After the COVID-19 pandemic, the World Health Organization was asked to write an agreement on how to respond to the inevitable next one and avoid the missteps and disparities of the last one.
"We are not where we hoped we would be when we started this process," Roland Driece, co-chair of WHO's negotiating board for the agreement, said Friday.
A final draft treaty was scheduled for presentation at next week’s World Health Assembly, the yearly meeting of health ministers in Geneva.
"This is not a failure," WHO chief Tedros Adhanom Ghebreyesus said in Geneva after the talks ended.
"We will try everything — believing that anything is possible — and make this happen because the world still needs a pandemic treaty," he said.
The COVID-19 pandemic killed millions of people worldwide, broke health care systems and disrupted economies.
Tedros described the immense disparity between rich and poor countries concerning access to vaccines and other necessities "a catastrophic moral failure."
The WHO chief is, however, keeping hope alive that WHO will come up with a plan to more equitably address the next pandemic.
"Many of the challenges that caused a serious impact during COVID –19 still exist," he said.
Driece and Precious Matsoso, the co-chairs of the negotiating board, didn’t get into details about where the talks were stymied.

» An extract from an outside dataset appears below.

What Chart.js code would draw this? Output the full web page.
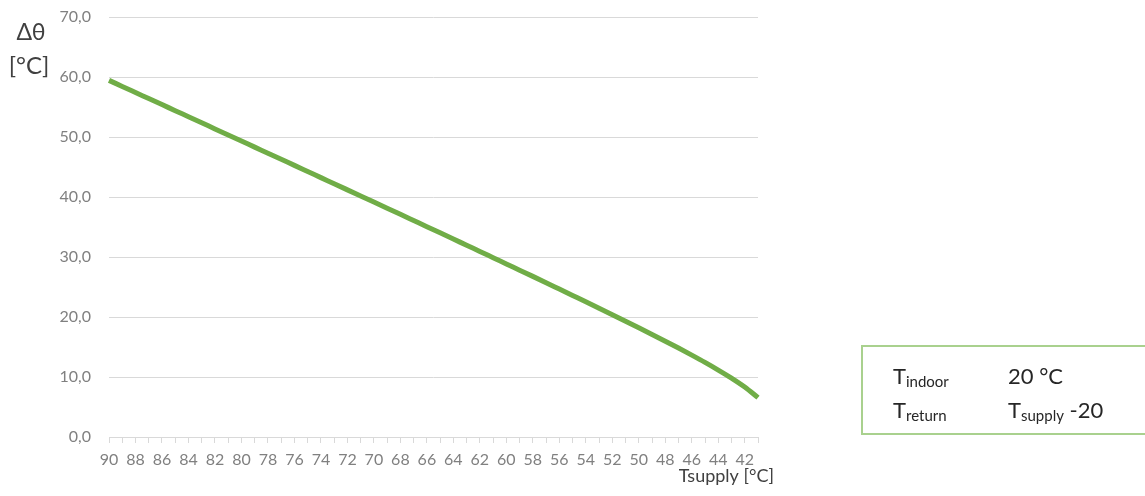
<!DOCTYPE html>
<html>
<head>
<meta charset="utf-8">
<script src="https://cdn.jsdelivr.net/npm/chart.js@4/dist/chart.umd.min.js"></script>
<style>
  html, body { margin: 0; padding: 0; background: #ffffff; }
  #wrap { width: 1145px; height: 496px; position: relative; }
</style>
</head>
<body>
<div id="wrap"><canvas id="chart" width="1145" height="496"></canvas></div>
<script>
// Supply temperature (°C), descending along the x axis
const supplyTemps = [90, 89, 88, 87, 86, 85, 84, 83, 82, 81, 80, 79, 78, 77, 76, 75, 74, 73, 72, 71,
                     70, 69, 68, 67, 66, 65, 64, 63, 62, 61, 60, 59, 58, 57, 56, 55, 54, 53, 52, 51,
                     50, 49, 48, 47, 46, 45, 44, 43, 42, 41];
// Mean temperature difference Δθ (°C) for each supply temperature
const deltaTheta = [59.44, 58.43, 57.42, 56.41, 55.40, 54.39, 53.38, 52.37, 51.35, 50.34,
                    49.33, 48.31, 47.30, 46.28, 45.27, 44.25, 43.23, 42.21, 41.19, 40.17,
                    39.15, 38.13, 37.11, 36.08, 35.05, 34.03, 33.00, 31.96, 30.93, 29.89,
                    28.85, 27.81, 26.77, 25.72, 24.66, 23.60, 22.54, 21.47, 20.39, 19.30,
                    18.20, 17.09, 15.96, 14.82, 13.64, 12.43, 11.16, 9.82, 8.34, 6.57];
// Value axis range
const yMin = 0;
const yMax = 70;
const yStep = 10;
// Conditions box: [symbol, subscript, value symbol, value subscript, value text]
const conditionRows = [
  ["T", "indoor", "", "", "20 °C"],
  ["T", "return", "T", "supply", " -20"]
];

const FONT = "Lato, 'Open Sans', sans-serif";
const GRID = "#d9d9d9";
const LABEL = "#808080";
const DARK = "#404040";

function subText(ctx, x, y, main, sub, mainSize, subSize) {
  ctx.font = mainSize + "px " + FONT;
  ctx.fillText(main, x, y);
  let w = ctx.measureText(main).width;
  if (sub) {
    ctx.font = subSize + "px " + FONT;
    ctx.fillText(sub, x + w, y + 3);
    w += ctx.measureText(sub).width;
  }
  return w;
}

const annotations = {
  id: "annotations",
  afterDraw(chart) {
    const ctx = chart.ctx;
    ctx.save();
    ctx.fillStyle = DARK;
    ctx.textBaseline = "alphabetic";
    // value axis title
    ctx.textAlign = "center";
    ctx.font = "23px " + FONT;
    ctx.fillText("Δθ", 31, 40);
    ctx.font = "24px " + FONT;
    ctx.fillText("[°C]", 29, 74);
    // category axis title
    ctx.textAlign = "right";
    ctx.font = "18px " + FONT;
    ctx.fillText("Tsupply [°C]", 774, 482);
    // conditions box
    ctx.strokeStyle = "#a9d18e";
    ctx.lineWidth = 2;
    ctx.strokeRect(862, 346, 300, 88);
    ctx.textAlign = "left";
    ctx.fillStyle = "#262626";
    const baselines = [384, 418];
    conditionRows.forEach((row, i) => {
      const y = baselines[i];
      subText(ctx, 893, y, row[0], row[1], 22, 15);
      let x = 1008;
      if (row[2]) x += subText(ctx, x, y, row[2], row[3], 22, 15);
      ctx.font = "22px " + FONT;
      ctx.fillText(row[4], x, y);
    });
    ctx.restore();
  }
};

new Chart(document.getElementById("chart"), {
  type: "line",
  data: {
    labels: supplyTemps.map(String),
    datasets: [{
      data: deltaTheta,
      borderColor: "#70ad47",
      borderWidth: 5,
      pointRadius: 0,
      cubicInterpolationMode: "monotone",
      fill: false
    }]
  },
  options: {
    responsive: false,
    animation: false,
    events: [],
    layout: { padding: { left: 0, top: 17, right: 387, bottom: 0 } },
    plugins: { legend: { display: false }, tooltip: { enabled: false } },
    scales: {
      x: {
        type: "category",
        offset: false,
        afterFit(scale) { scale.height = 59; scale.paddingLeft = 0; scale.paddingRight = 0; },
        grid: { display: true, drawOnChartArea: false, drawTicks: true, tickLength: 6, color: GRID, lineWidth: 1 },
        border: { display: true, color: GRID, width: 1 },
        ticks: {
          autoSkip: false,
          maxRotation: 0,
          minRotation: 0,
          padding: 7,
          color: LABEL,
          font: { family: FONT, size: 16 },
          callback(value, index) { return index % 2 === 0 ? this.getLabelForValue(value) : ""; }
        }
      },
      y: {
        min: yMin,
        max: yMax,
        afterFit(scale) { scale.width = 109; scale.paddingTop = 0; scale.paddingBottom = 0; },
        grid: { color: GRID, lineWidth: 1, drawTicks: false },
        border: { display: false },
        ticks: {
          stepSize: yStep,
          padding: 18,
          color: LABEL,
          font: { family: FONT, size: 16 },
          callback(v) { return v.toFixed(1).replace(".", ","); }
        }
      }
    }
  },
  plugins: [annotations]
});
</script>
</body>
</html>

But others pointed to differences about sharing information about pathogens, intellectual property rights and affordability of vaccines.
According to reporting by The Associated Press, developing countries worried about providing virus samples to be used in developing vaccines, but then not being able to afford those vaccines.
Some U.S. Republican senators protested to the Biden administration that the draft treaty contained "intellectual property rights" issues. And Britain said it would agree to the treaty only if "adhered to British national interest and sovereignty," the AP reported.
Jaume Vida, a senior policy adviser with Health Action International told AFP that the negotiators will likely present "the skeleton of the instrument to the assembly," because "there is agreement on the principles and structure."
Agence France-Presse said it saw a draft agreement of which a large portion was approved, but there were a number of other sections that had not been approved.
"Perhaps the ambition of doing this in two years was a bridge too far, the fastest-ever negotiated U.N. treaty, Ellen ‘t Hoen, a lawyer with the Medicines Law and Policy NGO, told the French news agency.
Some information in this came from The Associated Press and Agence France-Presse.